Taking the slow train to nowhere in Philippines

Taking the slow train to nowhere in Philippines

MANILA - Images of a portion of the Philippines' oldest light rail transit (LRT) line ablaze in the middle of the night were exactly what private sector bidders for a US$1.4 billion (S$1.74 billion) rehabilitation of the country's rail system had feared.

The fire last week, caused by a short circuit that ignited power cables lining the tracks, was the second on Manila's elevated rail system in two months and one of many mishaps in its 29-year life - telltale signs that South-east Asia's first LRT network is in dire need of an upgrade.

The reliability of the decrepit rail system, without a government warranty on its performance and potential stiff penalties for operational delays, is one of the reasons for last month's failed tender for LRT 1's expansion and upgrade, the biggest in a series of public- private partnership (PPP) deals worth at least US$4 billion Manila is offering to investors to further boost growth in one of Asia's fastest-growing economies.

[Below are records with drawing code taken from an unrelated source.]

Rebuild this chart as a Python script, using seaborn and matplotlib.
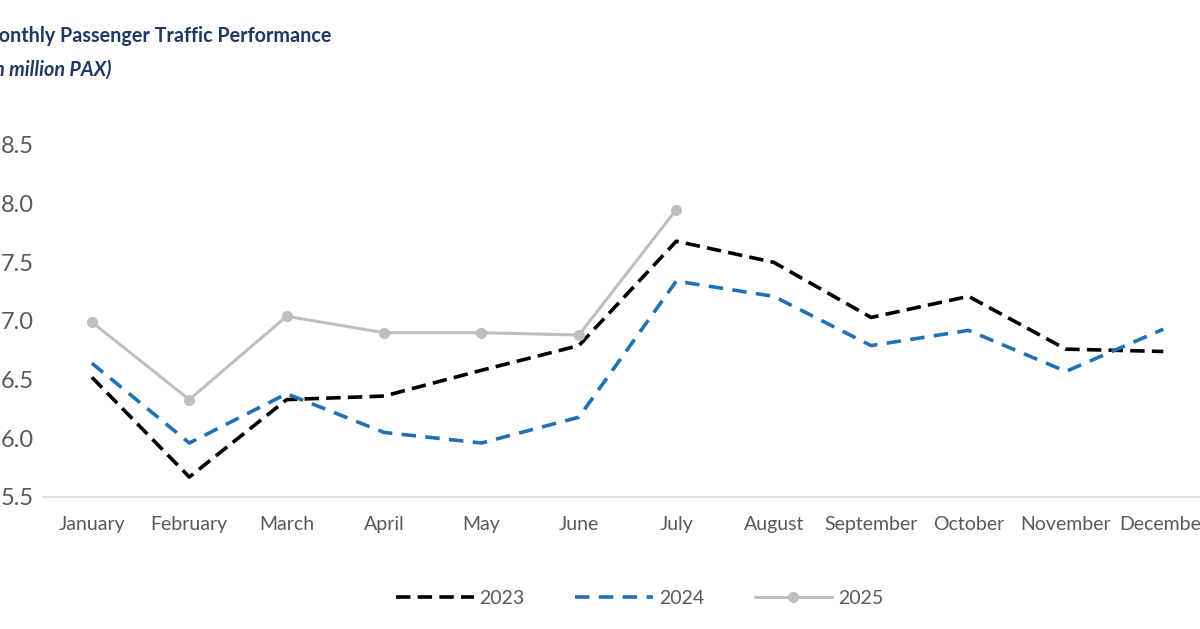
import numpy as np
import pandas as pd
import matplotlib
matplotlib.use("Agg")
import matplotlib.pyplot as plt
import seaborn as sns

# monthly passenger traffic, million PAX
months = ["January", "February", "March", "April", "May", "June",
          "July", "August", "September", "October", "November", "December"]
pax_2023 = [6.52, 5.67, 6.33, 6.36, 6.58, 6.79, 7.68, 7.50, 7.03, 7.21, 6.76, 6.74]
pax_2024 = [6.64, 5.96, 6.38, 6.05, 5.96, 6.18, 7.34, 7.21, 6.79, 6.92, 6.57, 6.93]
pax_2025 = [6.99, 6.33, 7.04, 6.90, 6.90, 6.88, 7.95]
y_ticks = [5.5, 6.0, 6.5, 7.0, 7.5, 8.0, 8.5]

sns.set_theme(style="white")
plt.rcParams['font.family'] = ['Lato', 'DejaVu Sans']

fig = plt.figure(figsize=(12, 6.29), dpi=100)
# axes is wider than the figure on the right, like the cropped screenshot
ax = fig.add_axes([0.036, 0.2099, 0.974, 0.5596])

df23 = pd.DataFrame({"month": months, "pax": pax_2023})
df24 = pd.DataFrame({"month": months, "pax": pax_2024})
df25 = pd.DataFrame({"month": months[:len(pax_2025)], "pax": pax_2025})

sns.lineplot(data=df23, x="month", y="pax", ax=ax, color="black",
             linewidth=2.6, label="2023", sort=False)
sns.lineplot(data=df24, x="month", y="pax", ax=ax, color="#2371B5",
             linewidth=2.6, label="2024", sort=False)
sns.lineplot(data=df25, x="month", y="pax", ax=ax, color="#BFBFBF",
             linewidth=2.2, marker="o", markersize=8, markeredgewidth=0,
             label="2025", sort=False)

lines = ax.get_lines()
lines[0].set_dashes((4, 2))
lines[1].set_dashes((4, 2.6))

ax.set_xlim(-0.5, 11.5)
ax.set_ylim(5.5, 8.5)
ax.set_yticks(y_ticks)
ax.set_yticklabels([f"{v:.1f}" for v in y_ticks])
ax.set_xlabel("")
ax.set_ylabel("")

for s in ["top", "right", "left"]:
    ax.spines[s].set_visible(False)
ax.spines["bottom"].set_color("#D9D9D9")
ax.spines["bottom"].set_linewidth(1.2)
ax.tick_params(axis="both", length=0, colors="#595959")
ax.tick_params(axis="x", pad=14, labelsize=14)
ax.tick_params(axis="y", pad=7, labelsize=17)

# title, partly cut off at the left edge
fig.text(-0.0165, 0.943, "Monthly Passenger Traffic Performance", fontsize=14.2,
         fontweight="bold", color="#1F3864", ha="left", va="center")
fig.text(-0.013, 0.889, "(in million PAX)", fontsize=14.2, fontweight="bold",
         fontstyle="italic", color="#1F3864", ha="left", va="center")

leg = fig.legend(handles=lines[:3], labels=["2023", "2024", "2025"],
                 loc="center", bbox_to_anchor=(0.533, 0.049),
                 ncol=3, frameon=False, handlelength=4.0, columnspacing=2.6,
                 handletextpad=0.3, fontsize=14)
ax.get_legend().remove()
for t in leg.get_texts():
    t.set_color("#595959")

fig.savefig("out.png", dpi=100)
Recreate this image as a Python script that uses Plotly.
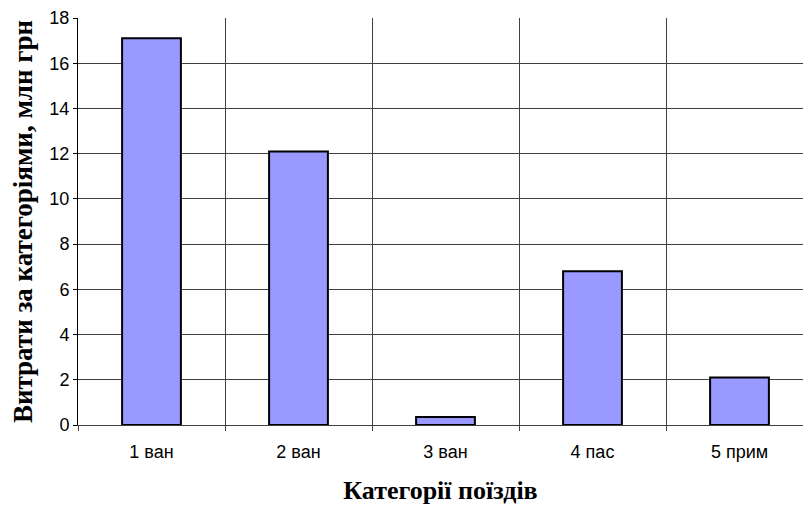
import plotly.graph_objects as go

# Витрати за категоріями поїздів, млн грн
categories = ["1 ван", "2 ван", "3 ван", "4 пас", "5 прим"]
costs = [17.1, 12.1, 0.35, 6.8, 2.1]
y_ticks = [0, 2, 4, 6, 8, 10, 12, 14, 16, 18]

fig = go.Figure(
    go.Bar(
        x=categories,
        y=costs,
        width=0.4,
        marker=dict(color="#9999FF", line=dict(color="#000000", width=2)),
    )
)

grid = "#404040"
serif = "Liberation Serif, Times New Roman, serif"
fig.update_layout(
    width=803,
    height=508,
    margin=dict(l=78, r=0, t=18, b=83),
    paper_bgcolor="white",
    plot_bgcolor="white",
    showlegend=False,
    font=dict(family="Liberation Sans, Arial, sans-serif", size=18, color="#000000"),
)

fig.update_xaxes(
    type="category",
    range=[-0.5, 4.432],
    tickson="boundaries",
    showgrid=True,
    gridcolor=grid,
    gridwidth=1,
    ticks="outside",
    ticklen=5,
    tickcolor=grid,
    showline=True,
    linecolor=grid,
    linewidth=1,
    ticklabelstandoff=10,
    tickfont=dict(size=18),
    title=dict(
        text="<b>Категорії поїздів</b>",
        font=dict(family=serif, size=26, color="#000000"),
        standoff=20,
    ),
)

fig.update_yaxes(
    range=[0, 18],
    tickvals=y_ticks,
    showgrid=True,
    gridcolor=grid,
    gridwidth=1,
    zeroline=False,
    ticks="outside",
    ticklen=4,
    tickcolor="#000000",
    showline=True,
    linecolor="#000000",
    linewidth=1,
    tickfont=dict(size=18),
    title=dict(
        text="<b>Витрати за категоріями, млн грн</b>",
        font=dict(family=serif, size=27, color="#000000"),
        standoff=8,
    ),
)

fig.write_html("out.html")
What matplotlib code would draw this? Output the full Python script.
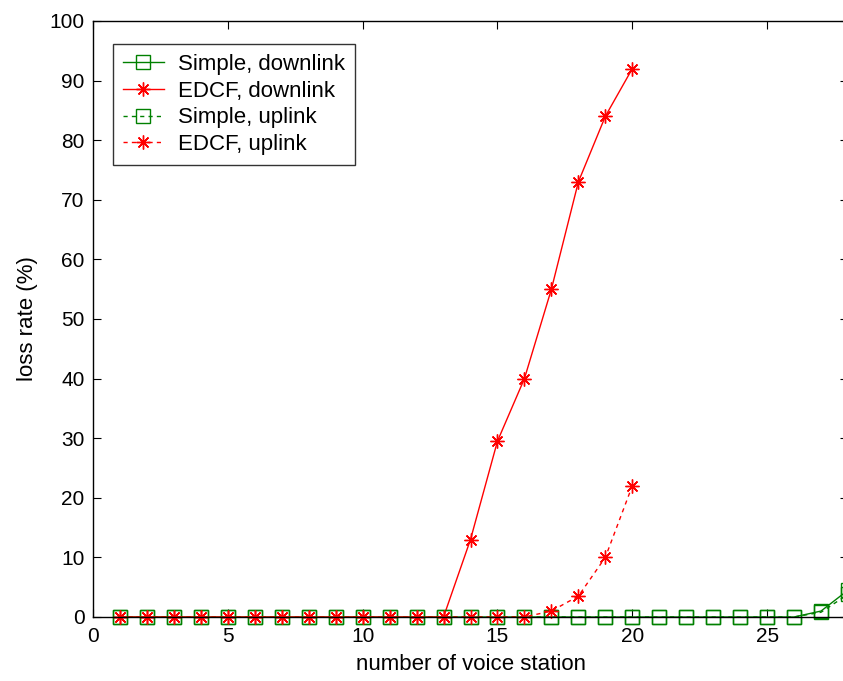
import matplotlib
matplotlib.use("Agg")
import matplotlib.pyplot as plt
import numpy as np

plt.rcParams['font.family'] = ['Liberation Sans', 'DejaVu Sans']

# 数据
stations = list(range(1, 29))
simple_down = [0]*26 + [1.0, 4.5]
simple_up = [0]*26 + [0.8, 3.8]
edcf_x = list(range(1, 21))
edcf_down = [0]*13 + [13, 29.5, 40, 55, 73, 84, 92]
edcf_up = [0]*16 + [1, 3.5, 10, 22]

x_ticks = [0, 5, 10, 15, 20, 25]
y_ticks = list(range(0, 101, 10))

fig = plt.figure(figsize=(8.43, 6.81), dpi=100)
ax = fig.add_axes([93/843, 64/681, 755/843, 596/681])

star = (8, 2, 0)
green = '#008000'
red = '#ff0000'
ax.plot(stations, simple_down, color=green, ls='-', lw=1, marker='s',
        ms=10.5, mfc='none', mec=green, mew=1, clip_on=False,
        label='Simple, downlink')
ax.plot(edcf_x, edcf_down, color=red, ls='-', lw=1, marker=star,
        ms=10, mec=red, mew=1, clip_on=False, label='EDCF, downlink')
ax.plot(stations, simple_up, color=green, ls='--', lw=1, marker='s',
        ms=10.5, mfc='none', mec=green, mew=1, dashes=(3, 3), clip_on=False,
        label='Simple, uplink')
ax.plot(edcf_x, edcf_up, color=red, ls='--', lw=1, marker=star,
        ms=10, mec=red, mew=1, dashes=(3, 3), clip_on=False,
        label='EDCF, uplink')

ax.set_xlim(0, 28)
ax.set_ylim(0, 100)
ax.set_xticks(x_ticks)
ax.set_yticks(y_ticks)
ax.tick_params(direction='in', top=True, right=True, labelsize=15, length=6)
ax.tick_params(axis='x', pad=7)
ax.tick_params(axis='y', pad=6)
ax.set_xlabel('number of voice station', fontsize=16, labelpad=6)
ax.set_ylabel('loss rate (%)', fontsize=16, labelpad=8)
for s in ax.spines.values():
    s.set_linewidth(1)

leg = ax.legend(loc='upper left', bbox_to_anchor=(0.026, 0.961), fontsize=16,
                frameon=True, fancybox=False, edgecolor='black',
                borderpad=0.45, labelspacing=0.25, handlelength=1.85,
                handletextpad=0.63, borderaxespad=0)
leg.get_frame().set_linewidth(1)

fig.savefig('out.png', dpi=100)
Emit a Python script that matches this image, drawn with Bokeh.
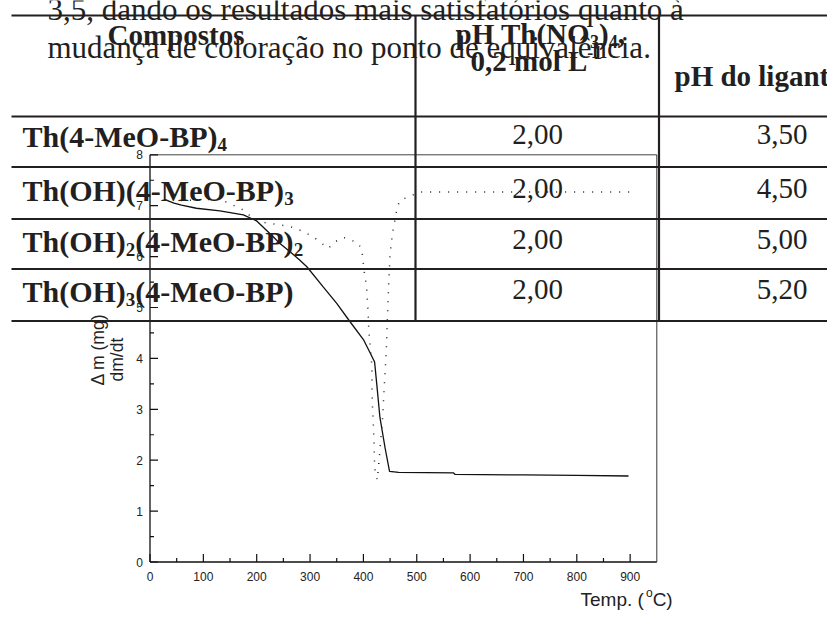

Of the four groups pre-qualified to bid, three backed out at the last minute: DMCI Holdings Inc with Japanese partner Marubeni Corp, SMC Infrastructure of San Miguel Corp, and Malaysian-Korean MTD-Samsung C&T consortium. That left Metro Pacific Investments Corp as the lone bidder submitting a conditional bid without partner Ayala Corp.

"There is no record at all of extensive rehabilitation, maintenance, or infrastructure testing in its years of operation. That is a significant risk," said a senior official at one of the conglomerates who asked for anonymity because of the sensitivity of the issue. "(If) a segment of that old system falls apart and the accident leads to a catastrophic result, it will be the concessionaire who will be blamed," he said, adding there were steep financial risks via penalties and unrealised profits for each day the rail system is not operational.

The country's top conglomerates and some of the region's big capitalists had initially jumped at the opportunity to fix what the latest Global Competitiveness Report of the World Economic Forum says is the top problem in doing business in the Philippines - inadequate infrastructure.

But delays and problems with PPP projects three years after the programme was launched are clouding prospects of an infrastructure boost to sustain economic growth at 7 per cent or higher and bring down the country's jobless rate, which at 7.3 per cent is the highest in South-east Asia.

Underinvestment, including in infrastructure, along with the government's failure to transform protectionist policies and liberalise more sectors, have contributed to the country's high unemployment and underemployment rate, the World Bank said in a report on jobs in the Philippines last month.